Umzüge und andere schwarze Löcher

Ich befinde mich mitten im Umzug. Ich weiß nicht, was mich geritten hat: So etwas Dusseliges wie die Sehnsucht nach einem Garten für die Hunde, nach Natur, nach Wald und Wiesen um mich herum statt Parkplatznot, zerdepperten Flaschen vor der Haustür und nächtlichem Geschrei im Hinterhof. Ich sage Ihnen: Das ist ein Umzug nicht wert.
Ich persönlich habe noch keine Kindsgeburt hinter mir, aber ich habe sie bereits mehrere im Fernsehen gesehen und würde sagen: Was die körperlichen Schmerzen angeht, ist der Geburtsvorgang ein Spaziergang im Vergleich zu einem Umzug. Eine Geburt ist wenigstens auch irgendwann zu Ende, während ein durchschnittlicher Umzug eine Ewigkeit dauert. Man könnte eine Doku-Soap machen über Paar A, das gerade ein Baby bekommt, und das Paar B, das gleichzeitig mit seinem Haushalt umzieht – und wenn man ihnen über die Jahre folgt, wird das Baby von Paar A erwachsen, zieht zuhause aus und gründet selbst eine Familie, während Paar B noch immer Kartons voller Packpapier durchwühlt und nach dem Deckel der Teekanne sucht.

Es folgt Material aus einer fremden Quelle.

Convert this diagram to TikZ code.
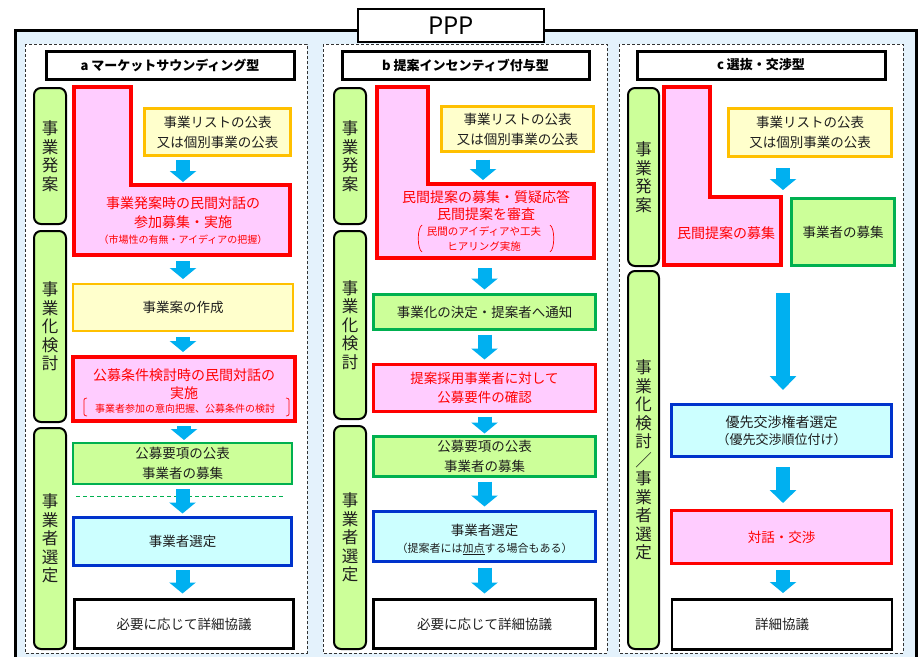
\documentclass[tikz,border=0pt]{standalone}
\usepackage{fontspec}
\setmainfont{Noto Sans CJK JP}
\usetikzlibrary{arrows.meta}
\definecolor{bgblue}{RGB}{228,242,252}
\definecolor{pfill}{RGB}{255,204,255}
\definecolor{yfill}{RGB}{255,255,204}
\definecolor{yline}{RGB}{255,192,0}
\definecolor{gfill}{RGB}{204,255,153}
\definecolor{gline}{RGB}{0,176,80}
\definecolor{bfill}{RGB}{204,255,255}
\definecolor{bline}{RGB}{0,51,204}
\definecolor{arr}{RGB}{0,176,240}
\definecolor{txt}{RGB}{30,30,30}
\begin{document}
\begin{tikzpicture}[x=1pt,y=-1pt,
  bx/.style={inner sep=0pt, outer sep=0pt, align=center, text=txt, font=\fontsize{13.5}{20}\selectfont},
  ybox/.style={bx, draw=yline, fill=yfill, line width=2.5pt},
  gbox/.style={bx, draw=gline, fill=gfill, line width=2.5pt},
  bluebox/.style={bx, draw=bline, fill=bfill, line width=3pt},
  wbox/.style={bx, draw=black, fill=white, line width=2.5pt},
  pbox/.style={bx, draw=red, fill=pfill, line width=3.5pt, text=red},
  tbox/.style={bx, draw=black, fill=white, line width=3pt, font=\bfseries\fontsize{13}{15}\selectfont, text=black},
  sbar/.style={bx, draw=black, fill=gfill, line width=2pt, rounded corners=7pt, font=\fontsize{16.5}{18.5}\selectfont},
  lshape/.style={draw=red, fill=pfill, line width=3.5pt},
  tx/.style={inner sep=0pt, align=center, text=txt, font=\fontsize{13.5}{19}\selectfont},
  rtx/.style={tx, text=red, font=\fontsize{14}{19}\selectfont},
  smalltxt/.style={tx, text=red, font=\fontsize{10}{15}\selectfont},
  brk/.style={draw=red, line width=0.7pt},
  colbox/.style={draw=black!80, fill=white, line width=0.8pt, dash pattern=on 3pt off 2pt},
  barrow/.style={draw=arr, line width=14pt, -{Triangle[length=11pt,width=26pt]}},
]
\useasboundingbox (0,0) rectangle (920,656);
\clip (0,0) rectangle (920,656);
% outer frame
\draw[line width=3pt, fill=bgblue] (15,30) rectangle (916,690);
\node[bx, draw=black, fill=white, line width=2.5pt, minimum width=186pt, minimum height=33pt, text=black, font=\fontsize{24}{28}\selectfont] (ppp) at (451,25.5) {PPP};
% columns
\draw[colbox] (25,44) rectangle (307,653);
\draw[colbox] (323,44) rectangle (607,653);
\draw[colbox] (619,44) rectangle (903,653);
% titles
\node[tbox, minimum width=248pt, minimum height=28pt] (ta) at (170,65) {a マーケットサウンディング型};
\node[tbox, minimum width=247pt, minimum height=28pt] (tb) at (465.5,65) {b 提案インセンティブ付与型};
\node[tbox, minimum width=248pt, minimum height=28pt] (tc) at (761,65) {c 選抜・交渉型};
% side bars
\node[sbar, minimum width=32pt, minimum height=136pt] (sa1) at (50,156) {事\\業\\発\\案};
\node[sbar, minimum width=32pt, minimum height=191pt] (sa2) at (50,326.5) {事\\業\\化\\検\\討};
\node[sbar, minimum width=32pt, minimum height=221pt] (sa3) at (50,538.5) {事\\業\\者\\選\\定};
\node[sbar, minimum width=32pt, minimum height=136pt] (sb1) at (350,156) {事\\業\\発\\案};
\node[sbar, minimum width=32pt, minimum height=188pt] (sb2) at (350,325) {事\\業\\化\\検\\討};
\node[sbar, minimum width=32pt, minimum height=223pt] (sb3) at (350,537.5) {事\\業\\者\\選\\定};
\node[sbar, minimum width=31pt, minimum height=178pt] (sc1) at (643.5,177) {事\\業\\発\\案};
\node[sbar, minimum width=31pt, minimum height=378pt] (sc2) at (643.5,460) {事\\業\\化\\検\\討\\／\\事\\業\\者\\選\\定};
% ---------- column a ----------
\draw[lshape] (74,87) -- (131,87) -- (131,185) -- (290,185) -- (290,255) -- (74,255) -- cycle;
\coordinate (La) at (183,185);
\coordinate (Lab) at (183,255);
\node[ybox, minimum width=146pt, minimum height=47pt] (ya1) at (217.5,132) {事業リストの公表\\又は個別事業の公表};
\node[rtx] (pa1) at (183,212.5) {事業発案時の民間対話の\\参加募集・実施};
\node[smalltxt] (pa2) at (183,240) {（市場性の有無・アイディアの把握）};
\node[ybox, minimum width=220pt, minimum height=47pt] (ya2) at (183,307.5) {事業案の作成};
\node[pbox, minimum width=222pt, minimum height=64pt] (pa3) at (184,389) {};
\node[rtx, font=\fontsize{14}{18}\selectfont] (pa3t) at (184,384) {公募条件検討時の民間対話の\\実施};
\node[smalltxt] (pa3s) at (185,409) {事業者参加の意向把握、公募条件の検討};
\draw[brk] (87,398) .. controls (83,398) and (84,401) .. (84,404) -- (84,410) .. controls (84,413) and (83,416) .. (87,416);
\draw[brk] (286,398) .. controls (290,398) and (289,401) .. (289,404) -- (289,410) .. controls (289,413) and (290,416) .. (286,416);
\node[gbox, minimum width=219pt, minimum height=41pt] (ga4) at (182.5,463.5) {公募要項の公表\\事業者の募集};
\node[bluebox, minimum width=218pt, minimum height=48pt] (ba5) at (182.5,541.5) {事業者選定};
\node[wbox, minimum width=219pt, minimum height=49pt] (wa6) at (184,624) {必要に応じて詳細協議};
\draw[gline, line width=1pt, dash pattern=on 4pt off 3pt] (76,496) -- (285,496);
\draw[barrow, shorten <=4.5pt, shorten >=3pt] (La |- ya1.south) -- (La);
\draw[barrow, shorten <=6pt, shorten >=5pt] (Lab) -- (Lab |- ya2.north);
\draw[barrow, shorten <=6pt, shorten >=5pt] (ya2.south) -- (ya2.south |- pa3.north);
\draw[barrow, shorten <=5pt, shorten >=3pt] (pa3.south) -- (pa3.south |- ga4.north);
\draw[barrow, shorten <=5pt, shorten >=4pt] (ga4.south) -- (ga4.south |- ba5.north);
\draw[barrow, shorten <=4.5pt, shorten >=6pt] (ba5.south) -- (ba5.south |- wa6.north);
% ---------- column b ----------
\draw[lshape] (377,87) -- (428,87) -- (428,184) -- (594,184) -- (594,258) -- (377,258) -- cycle;
\coordinate (Lb) at (483,184);
\coordinate (Lbb) at (484.5,258);
\node[ybox, minimum width=152pt, minimum height=45pt] (yb1) at (517.5,129) {事業リストの公表\\又は個別事業の公表};
\node[rtx, font=\fontsize{14}{17}\selectfont] (pb1) at (486,205.5) {民間提案の募集・質疑応答\\民間提案を審査};
\node[smalltxt, font=\fontsize{10.5}{15}\selectfont] (pb2) at (484,238.5) {民間のアイディアや工夫\\ヒアリング実施};
\draw[brk] (422,225) .. controls (417,228) and (417,249) .. (422,252);
\draw[brk] (550,225) .. controls (555,228) and (555,249) .. (550,252);
\node[gbox, minimum width=222pt, minimum height=35pt] (gb2) at (484.5,312) {事業化の決定・提案者へ通知};
\node[pbox, minimum width=222pt, minimum height=47pt, font=\fontsize{13.5}{19}\selectfont] (pb3) at (484.5,388) {提案採用事業者に対して\\公募要件の確認};
\node[gbox, minimum width=222pt, minimum height=40pt] (gb4) at (484.5,456.5) {公募要項の公表\\事業者の募集};
\node[bluebox, minimum width=222pt, minimum height=50pt] (bb5) at (484.5,536.5) {};
\node[tx] (bb5a) at (484.5,530) {事業者選定};
\node[tx, font=\fontsize{11}{14}\selectfont] (bb5b) at (484.5,549) {（提案者には\underline{加点}する場合もある）};
\node[wbox, minimum width=222pt, minimum height=49pt] (wb6) at (484.5,624) {必要に応じて詳細協議};
\draw[barrow, shorten <=8pt, shorten >=4pt] (Lb |- yb1.south) -- (Lb);
\draw[barrow, shorten <=10pt, shorten >=5pt] (Lbb) -- (Lbb |- gb2.north);
\draw[barrow, shorten <=5pt, shorten >=5pt] (gb2.south) -- (gb2.south |- pb3.north);
\draw[barrow, shorten <=5pt, shorten >=3pt] (pb3.south) -- (pb3.south |- gb4.north);
\draw[barrow, shorten <=5pt, shorten >=5pt] (gb4.south) -- (gb4.south |- bb5.north);
\draw[barrow, shorten <=6pt, shorten >=6pt] (bb5.south) -- (bb5.south |- wb6.north);
% ---------- column c ----------
\draw[lshape] (664,87) -- (710,87) -- (710,197) -- (781,197) -- (781,265) -- (664,265) -- cycle;
\coordinate (Lc) at (783,197);
\coordinate (Lcb) at (783,265);
\node[ybox, minimum width=163pt, minimum height=48pt] (yc1) at (810,132.5) {事業リストの公表\\又は個別事業の公表};
\node[gbox, minimum width=103pt, minimum height=67pt] (gc2) at (843,232) {事業者の募集};
\node[rtx] (pc1) at (726,233) {民間提案の募集};
\node[bluebox, minimum width=220pt, minimum height=52pt] (bc3) at (781.5,430.5) {};
\node[tx, font=\fontsize{14}{18}\selectfont] (bc3a) at (781.5,422) {優先交渉権者選定};
\node[tx, font=\fontsize{13}{18}\selectfont] (bc3b) at (781.5,440) {（優先交渉順位付け）};
\node[pbox, minimum width=220pt, minimum height=53pt] (pc4) at (781.5,537) {対話・交渉};
\node[wbox, minimum width=220pt, minimum height=50pt] (wc5) at (782,624.5) {詳細協議};
\draw[barrow, shorten <=11.5pt, shorten >=7pt] (Lc |- yc1.south) -- (Lc);
\draw[barrow, -{Triangle[length=14pt,width=26pt]}, shorten <=28pt, shorten >=14.5pt] (Lcb) -- (Lcb |- bc3.north);
\draw[barrow, -{Triangle[length=13pt,width=26pt]}, shorten <=10.5pt, shorten >=7.5pt] (Lcb |- bc3.south) -- (Lcb |- pc4.north);
\draw[barrow, shorten <=6.5pt, shorten >=6.5pt] (Lcb |- pc4.south) -- (Lcb |- wc5.north);
\end{tikzpicture}
\end{document}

Außerdem werden einem bei einer Geburt starke Betäubungsmittel verabreicht. Bei einem Umzug ist niemand so mitfühlend.
Ich bin schon sehr oft umgezogen. Ich kenne überhaupt niemanden, der so oft umzieht wie ich: Glauben Sie mir, ich weiß wovon ich spreche, wenn ich allen, die umziehen wollen, diesen Rat gebe: TUN SIE ES NICHT! ZÜNDEN SIE IHRE SACHEN EINFACH AN UND GEHEN SIE WEG, OHNE SICH NOCH EINMAL UMZUDREHEN! Ich verspreche Ihnen: Auf lange Sicht ist das die einfachste und beste Lösung.
Stattdessen packt man seine Sachen zusammen und wickelt sie liebevoll einzeln in Papier ein. Das hält man eine Woche oder so durch, bis man eines Tages fest stellt, dass man keinerlei Fortschritte macht: In der Wohnung liegt immer noch genauso viel Zeug herum wie an dem Tag, an dem man mit dem Packen anfing, irgendwie kommt es einem sogar so vor, als wäre es mehr als vorher. Man stößt auf Dinge, von denen man schwören könnte, dass man sie schon vor Jahren weggeworfen hat, wie alte Tony-Marschall-Platten und Bücher über den Schlüssel zum Glück, die jetzt hinter Regalen oder hinten in Schränken lauern wie Anthony Perkins in „Psycho“. Irgendwann wird man irre und entschließt sich, einfach alles zu behalten, auch die Gebrauchsanweisungen von Handys, die man schon seit 2001 nicht mehr besitzt. Besser also, man lässt von einem professionellen Umzugsunternehmen packen.
Der große Vorteil ist, dass man sich dann bei jemandem beschweren kann, wenn man feststellt, dass das edle Meissner Porzellan, das seit Generationen im Familienbesitz ist, in Tic-Tac-große Stücke zerbröselt ist und Mayonnaise im Cello klebt. Packer eines Umzugsunternehmens reden wenig, sondern packen in erstaunlicher Geschwindigkeit alles in Kartons, ohne Fragen zu stellen. Alles. Sie würden auch gebrauchtes Katzenstreu in einen Karton packen und sorgfältig jedes einzelne Katzenwürstchen einzeln in Packpapier wickeln, damit es beim Transport nicht beschädigt wird. Aus diesem Grund ist es sehr wichtig, die Packer bei ihrer Arbeit genau im Blick zu behalten, um Tragödien zu vermeiden. Harry? Wo ist eigentlich Harry abgeblieben?